Sementara itu, yayasan yang didirikan Ra Husein masih terbilang baru. Dimana yayasan ini baru didirikan pada tahun 2011 lalu. Awalnya yayasan itu hanya menaungi TPQ saja. Namun karena banyaknya wali murid yang meminta Ra Husein supaya membangun asrama, akhirnya dia meluaskan TPQ menjadi asrama pesantren.
Sekarang pesantren yang dibangun di atas tanah dengan luas sekitar 3.000 meter persegi itu dihuni sebanyak 20 santri putra dan hampir 60 santri putri. “Ingin menambah lahan, tapi nunggu rezeki. Siapa tahu lahan di sebelah dijual,” tegasnya.

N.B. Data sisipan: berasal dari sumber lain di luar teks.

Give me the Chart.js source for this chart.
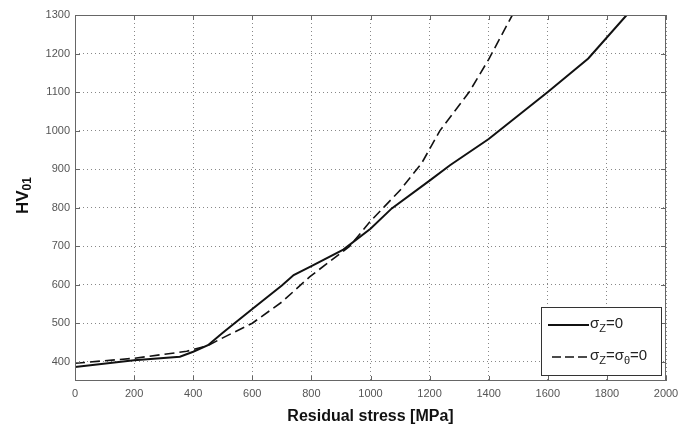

Ra Husein juga tidak menyangka setelah dia menanggalkan baju politik, dia merasa lebih menemukan ketenangan dengan menjadi pengasuh pesantren. “Saya lebih tenang begini. Saya fokus mengabdi, tanpa tekanan dari pihak lain. Saya bisa maksimal memberi pelayanan pendidikan agama bagi masyarakat. Mungkin sudah garis tangan saya untuk terjun dalam urusan pesantren,” pungkasnya. (Syamsul Akbar/Anam)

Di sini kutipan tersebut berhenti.